Resource management and association control in heterogeneous wireless network environments

Abstract

As advanced mobile communication systems such as mobile WiMAX (Worldwide Interoperability for Microwave Access) and LTE (Long Term Evolution) have been deployed recently, multiple wireless networks begin to coexist and complement each other in various forms. Such environments are called heterogeneous wireless network or HetNet in short. Even though the concept of HetNet is not new since WLANs (Wireless Local Are Networks) have been widely used in hot-spot areas complementing 2G/3G cellular systems with their higher capacity, HetNet begins to attract both researchers' and practitioners' attention recently mainly due to two reasons. First, the advances in circuits, electronics, and micro-electronics have made it possible to access more than one network simultaneously at hardware level, which was not common for mobile devices to support in the past. Second, cellular systems now offer comparable performance to those of WLANs thanks to a number of advanced technologies, such as MIMO (Multiple Input Multiple Output) and OFDM (Orthogonal Frequency Division Multiplexing), and smaller cell sizes, e.g., femtocells.

In this dissertation, we deal with three different problems that can arise in HetNet. First, we deal with a cost minimization problem for a multi-homed mobile terminal that downloads and plays a Video-on-Demand (VoD) stream. The cost consists of the user's dissatisfaction due to playback disruptions and communication cost for downloading the VoD stream. There are three components in our approach: parameter estimation, threshold adjustment, and threshold compensation. Since we do not assume any a priori knowledge about underlying random variables, necessary parameter values are estimated online. Using the resultant estimates, we formulate the problem as a Markov Decision Process (MDP) problem considering as if the random variables are exponentially distributed. To solve the MDP problem efficiently, we propose a threshold adjustment algorithm that exploits some structural properties of any optimal solution that are specific to our problem. Finally, to handle the cases where the random variables are not exponentially distributed, we propose a threshold compensation algorithm to compensate for the modeling error. Through extensive simulations, we compare the performance of our scheme with those of static threshold schemes.

Next, we deal with a Mobile Collaborative Community (MCC) which is a group of people volunteering their resources to assist peer members in communication. We present a framework to utilize the wireless spectrum, the most scarce resource of a Mobile Network Operator (MNO), and the energy budget of mobile users in an MCC as efficiently as possible. Then we formulate the problem as the static and stochastic optimization. Additionally, we propose a fast heuristic algorithm to find the near optimal solution to the complicated optimization problem. Through extensive simulations, we evaluate how much the proposed scheme is of benefit to the MNO and users in MCC. The performance of our heuristic algorithm and the impacts of various parameters on the performance are also investigated.

Lastly, we study a Point of Attachment (PoA) selection problem which is an extended version of the cell-site selection problem to HetNet.

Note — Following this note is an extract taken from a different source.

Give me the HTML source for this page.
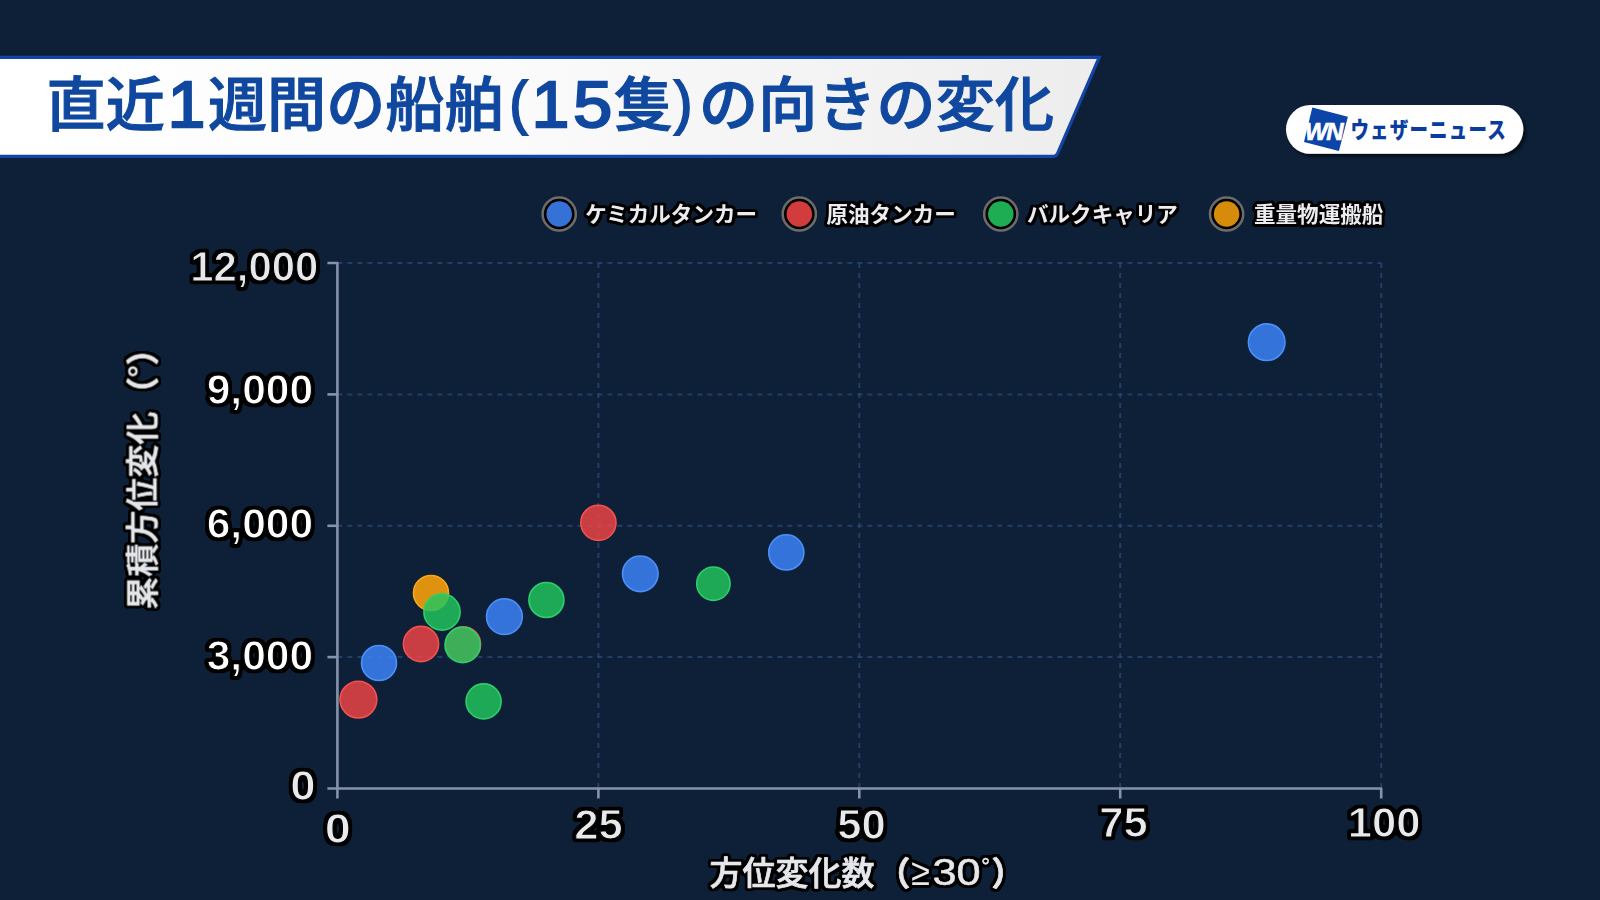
<!DOCTYPE html>
<html lang="ja">
<head>
<meta charset="utf-8">
<title>直近1週間の船舶(15隻)の向きの変化</title>
<style>
html,body{margin:0;padding:0;background:#0d2037;}
body{width:1600px;height:900px;overflow:hidden;position:relative;font-family:"Liberation Sans","Noto Sans CJK JP",sans-serif;}
svg{position:absolute;left:0;top:0;display:block;}
text{font-family:"Liberation Sans","Noto Sans CJK JP",sans-serif;}
.num{font-weight:bold;font-size:43.4px;stroke:#000;stroke-width:1.1px;}
.leg{font-weight:bold;font-size:21.55px;fill:#ececf0;}
.axt{font-weight:500;font-size:33px;fill:#e6e7eb;stroke:#e6e7eb;stroke-width:0.7px;stroke-linejoin:round;}
.ttl{font-weight:500;font-size:59px;letter-spacing:0.2px;fill:#10489f;stroke:#10489f;stroke-width:1.1px;}
.dg{font-weight:normal;letter-spacing:0;}
</style>
</head>
<body>
<svg width="1600" height="900" viewBox="0 0 1600 900">
<defs>
<linearGradient id="bn" x1="0" y1="0" x2="1" y2="0">
<stop offset="0" stop-color="#ffffff"/><stop offset="0.45" stop-color="#fbfbfb"/><stop offset="1" stop-color="#ededed"/>
</linearGradient>
<filter id="sh" x="-20%" y="-40%" width="140%" height="200%">
<feDropShadow dx="2.5" dy="3" stdDeviation="1.7" flood-color="#000" flood-opacity="0.6"/>
</filter>
<filter id="ol" filterUnits="userSpaceOnUse" x="0" y="0" width="1600" height="900" color-interpolation-filters="sRGB">
<feMorphology in="SourceAlpha" operator="dilate" radius="2.0" result="d"/>
<feGaussianBlur in="d" stdDeviation="1.1" result="b"/>
<feComponentTransfer in="b" result="t"><feFuncA type="linear" slope="6" intercept="-1.0"/></feComponentTransfer>
<feFlood flood-color="#000" result="f"/>
<feComposite in="f" in2="t" operator="in" result="o"/>
<feMerge><feMergeNode in="o"/><feMergeNode in="SourceGraphic"/></feMerge>
</filter>
<filter id="ol3" filterUnits="userSpaceOnUse" x="0" y="0" width="1600" height="900" color-interpolation-filters="sRGB">
<feMorphology in="SourceAlpha" operator="dilate" radius="1.6" result="d"/>
<feGaussianBlur in="d" stdDeviation="1.0" result="b"/>
<feComponentTransfer in="b" result="t"><feFuncA type="linear" slope="6" intercept="-1.0"/></feComponentTransfer>
<feFlood flood-color="#000" result="f"/>
<feComposite in="f" in2="t" operator="in" result="o"/>
<feMerge><feMergeNode in="o"/><feMergeNode in="SourceGraphic"/></feMerge>
</filter>
<filter id="ol2" filterUnits="userSpaceOnUse" x="0" y="0" width="1600" height="900" color-interpolation-filters="sRGB">
<feMorphology in="SourceAlpha" operator="dilate" radius="2.3" result="d"/>
<feGaussianBlur in="d" stdDeviation="1.2" result="b"/>
<feComponentTransfer in="b" result="t"><feFuncA type="linear" slope="6" intercept="-1.0"/></feComponentTransfer>
<feFlood flood-color="#000" result="f"/>
<feComposite in="f" in2="t" operator="in" result="o"/>
<feMerge><feMergeNode in="o"/><feMergeNode in="SourceGraphic"/></feMerge>
</filter>
</defs>
<rect x="0" y="0" width="1600" height="900" fill="#0d2037"/>

<path d="M-5 57.3 H1099.2 L1057.6 153.4 Q1056.4 156.3 1053.2 156.3 H-5 Z" fill="url(#bn)" stroke="#1445a6" stroke-width="3.2" stroke-linejoin="miter"/>
<text class="ttl"><tspan x="46.6" y="125.8">直近</tspan><tspan class="dg" x="167.86" y="127.2" font-size="64.8" stroke-width="2.4" textLength="37.48" lengthAdjust="spacingAndGlyphs">1</tspan><tspan x="207.9" y="125.8">週間の船舶</tspan><tspan class="dg" x="509.51" y="123.4" font-size="60.0" stroke-width="2.2" textLength="17.98" lengthAdjust="spacingAndGlyphs">(</tspan><tspan class="dg" x="531.66" y="127.2" font-size="64.8" stroke-width="2.4" textLength="37.48" lengthAdjust="spacingAndGlyphs">1</tspan><tspan class="dg" x="573.34" y="127.2" font-size="64.8" stroke-width="2.4" textLength="38.92" lengthAdjust="spacingAndGlyphs">5</tspan><tspan x="614.1" y="125.8">隻</tspan><tspan class="dg" x="674.21" y="123.4" font-size="60.0" stroke-width="2.2" textLength="17.98" lengthAdjust="spacingAndGlyphs">)</tspan><tspan x="699.0" y="125.8">の向きの変化</tspan></text>
<g filter="url(#sh)"><rect x="1286" y="105" width="237.3" height="48.8" rx="24.4" fill="#fff"/></g>
<polygon points="1312.3,107.4 1347.9,116.8 1338.9,150.9 1304,141.9" fill="#0c44a8"/>
<text x="1305" y="140" font-weight="bold" font-style="italic" font-size="24" letter-spacing="-1.3" fill="#fff" stroke="#fff" stroke-width="0.7">WN</text>
<text transform="translate(1350.4,138.2) scale(0.82,1)" font-size="22.6" letter-spacing="1.4" fill="#0a3ca0" style="font-weight:900">ウェザーニュース</text>
<line x1="598.4" y1="263.0" x2="598.4" y2="788.5" stroke="#2b4876" stroke-width="2" stroke-dasharray="5 5" opacity="0.75"/>
<line x1="859.3" y1="263.0" x2="859.3" y2="788.5" stroke="#2b4876" stroke-width="2" stroke-dasharray="5 5" opacity="0.75"/>
<line x1="1120.2" y1="263.0" x2="1120.2" y2="788.5" stroke="#2b4876" stroke-width="2" stroke-dasharray="5 5" opacity="0.75"/>
<line x1="1381.2" y1="263.0" x2="1381.2" y2="788.5" stroke="#2b4876" stroke-width="2" stroke-dasharray="5 5" opacity="0.75"/>
<line x1="337.4" y1="657.1" x2="1381.2" y2="657.1" stroke="#2b4876" stroke-width="2" stroke-dasharray="5 5" opacity="0.75"/>
<line x1="337.4" y1="525.8" x2="1381.2" y2="525.8" stroke="#2b4876" stroke-width="2" stroke-dasharray="5 5" opacity="0.75"/>
<line x1="337.4" y1="394.4" x2="1381.2" y2="394.4" stroke="#2b4876" stroke-width="2" stroke-dasharray="5 5" opacity="0.75"/>
<line x1="337.4" y1="263.0" x2="1381.2" y2="263.0" stroke="#2b4876" stroke-width="2" stroke-dasharray="5 5" opacity="0.75"/>
<path d="M327.4 263.0 H337.4 V798.5" fill="none" stroke="#8692aa" stroke-width="2.6" stroke-linejoin="round"/>
<path d="M327.4 788.5 H1381.2 V798.5" fill="none" stroke="#8692aa" stroke-width="2.6" stroke-linejoin="round"/>
<line x1="598.4" y1="788.5" x2="598.4" y2="798.5" stroke="#8692aa" stroke-width="2.6"/>
<line x1="859.3" y1="788.5" x2="859.3" y2="798.5" stroke="#8692aa" stroke-width="2.6"/>
<line x1="1120.2" y1="788.5" x2="1120.2" y2="798.5" stroke="#8692aa" stroke-width="2.6"/>
<line x1="327.4" y1="657.1" x2="337.4" y2="657.1" stroke="#8692aa" stroke-width="2.6"/>
<line x1="327.4" y1="525.8" x2="337.4" y2="525.8" stroke="#8692aa" stroke-width="2.6"/>
<line x1="327.4" y1="394.4" x2="337.4" y2="394.4" stroke="#8692aa" stroke-width="2.6"/>
<circle cx="1266.7" cy="342.2" r="18.3" fill="#3b82f6" fill-opacity="0.86" stroke="#4a90f8" stroke-width="1.6"/>
<circle cx="598.4" cy="522.8" r="17.6" fill="#ef4444" fill-opacity="0.83" stroke="#f45050" stroke-width="1.6"/>
<circle cx="786.3" cy="552.4" r="17.6" fill="#3b82f6" fill-opacity="0.86" stroke="#4a90f8" stroke-width="1.6"/>
<circle cx="640.3" cy="573.8" r="17.8" fill="#3b82f6" fill-opacity="0.86" stroke="#4a90f8" stroke-width="1.6"/>
<circle cx="713.4" cy="583.7" r="16.7" fill="#22c55e" fill-opacity="0.83" stroke="#2ccf68" stroke-width="1.6"/>
<circle cx="546.4" cy="600.0" r="17.5" fill="#22c55e" fill-opacity="0.83" stroke="#2ccf68" stroke-width="1.6"/>
<circle cx="431.0" cy="593.0" r="17.5" fill="#f59e0b" fill-opacity="0.9" stroke="#f8a818" stroke-width="1.6"/>
<circle cx="442.0" cy="612.0" r="18.1" fill="#22c55e" fill-opacity="0.83" stroke="#2ccf68" stroke-width="1.6"/>
<circle cx="504.4" cy="616.6" r="17.9" fill="#3b82f6" fill-opacity="0.86" stroke="#4a90f8" stroke-width="1.6"/>
<circle cx="421.0" cy="644.0" r="17.6" fill="#ef4444" fill-opacity="0.83" stroke="#f45050" stroke-width="1.6"/>
<circle cx="463.2" cy="644.2" r="17.4" fill="#ef4444" fill-opacity="0.83" stroke="#f45050" stroke-width="1.6"/>
<circle cx="462.6" cy="645.0" r="17.6" fill="#22c55e" fill-opacity="0.83" stroke="#2ccf68" stroke-width="1.6"/>
<circle cx="379.0" cy="663.0" r="17.5" fill="#3b82f6" fill-opacity="0.86" stroke="#4a90f8" stroke-width="1.6"/>
<circle cx="358.4" cy="699.6" r="18.4" fill="#ef4444" fill-opacity="0.83" stroke="#f45050" stroke-width="1.6"/>
<circle cx="483.6" cy="701.4" r="17.5" fill="#22c55e" fill-opacity="0.83" stroke="#2ccf68" stroke-width="1.6"/>
<circle cx="559.2" cy="214" r="16.6" fill="#000" stroke="#6e6c6b" stroke-width="2.5"/>
<circle cx="559.2" cy="214" r="12.75" fill="#3b82f6" fill-opacity="0.88"/>
<circle cx="799.3" cy="214" r="16.6" fill="#000" stroke="#6e6c6b" stroke-width="2.5"/>
<circle cx="799.3" cy="214" r="12.75" fill="#ef4444" fill-opacity="0.88"/>
<circle cx="1000.8" cy="214" r="16.6" fill="#000" stroke="#6e6c6b" stroke-width="2.5"/>
<circle cx="1000.8" cy="214" r="12.75" fill="#22c55e" fill-opacity="0.88"/>
<circle cx="1226.6" cy="214" r="16.6" fill="#000" stroke="#6e6c6b" stroke-width="2.5"/>
<circle cx="1226.6" cy="214" r="12.75" fill="#f59e0b" fill-opacity="0.88"/>
<g filter="url(#ol)">
<text class="leg" x="585.3" y="221.8">ケミカルタンカー</text>
<text class="leg" x="826.5" y="221.8">原油タンカー</text>
<text class="leg" x="1027.0" y="221.8">バルクキャリア</text>
<text class="leg" x="1254.0" y="221.8">重量物運搬船</text>
</g>
<g filter="url(#ol3)">
<text class="num" transform="translate(318.3,281.2) scale(0.965,1)" text-anchor="end" fill="#e6e8ec">12,000</text>
<text class="num" transform="translate(313.1,404.2) scale(0.980,1)" text-anchor="end" fill="#ffffff">9,000</text>
<text class="num" transform="translate(313.1,538.0) scale(0.980,1)" text-anchor="end" fill="#ffffff">6,000</text>
<text class="num" transform="translate(313.1,670.1) scale(0.980,1)" text-anchor="end" fill="#ffffff">3,000</text>
<text class="num" transform="translate(315.5,800.1) scale(1.050,1)" text-anchor="end" fill="#e8e9ed">0</text>
<text class="num" transform="translate(337.7,843.0) scale(1.080,1)" text-anchor="middle" fill="#e8e9ed">0</text>
<text class="num" transform="translate(598.6,839.1) scale(1.005,1)" text-anchor="middle" fill="#e8e9ed">25</text>
<text class="num" transform="translate(861.5,839.3) scale(1.005,1)" text-anchor="middle" fill="#e8e9ed">50</text>
<text class="num" transform="translate(1123.4,837.2) scale(1.005,1)" text-anchor="middle" fill="#e8e9ed">75</text>
<text class="num" transform="translate(1384.0,837.0) scale(1.005,1)" text-anchor="middle" fill="#e8e9ed">100</text>
</g>
<g filter="url(#ol2)">
<text class="axt"><tspan x="709.5" y="884.6">方位変化数</tspan><tspan x="877.2" y="884.6" style="font-weight:700">（</tspan><tspan x="911.3" y="885.2" font-size="38" font-weight="normal" stroke-width="0" textLength="18.77" lengthAdjust="spacingAndGlyphs">≥</tspan><tspan x="932.4" y="885.3" font-size="37" font-weight="normal" stroke-width="0.5" textLength="48.20" lengthAdjust="spacingAndGlyphs">30</tspan><tspan x="981.3" y="873.6" font-size="22" font-weight="normal" stroke-width="0.5">°</tspan><tspan x="991.5" y="884.6" style="font-weight:700">）</tspan></text>
<text class="axt" transform="translate(154.4,609.6) rotate(-90)">累積方位変化<tspan dx="1.5" style="font-weight:700">（</tspan><tspan dx="-0.7" dy="-2.6">°</tspan><tspan dx="-0.8" dy="2.6" style="font-weight:700">）</tspan></text>
</g>
</svg>
</body>
</html>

Load balancing through cell-site selection in wireless networks has gained much attention as an efficient way to utilize scarce wireless resources. The goal of this study is to formulate a problem that aims to maximize the network-wide utility in HetNet with heterogeneous user device capabilities. We prove the problem is NP-Hard and propose a heuristic algorithm which is an extension of the existing local search algorithm. We evaluate the performance of our proposed algorithm against two received signal strength based approaches.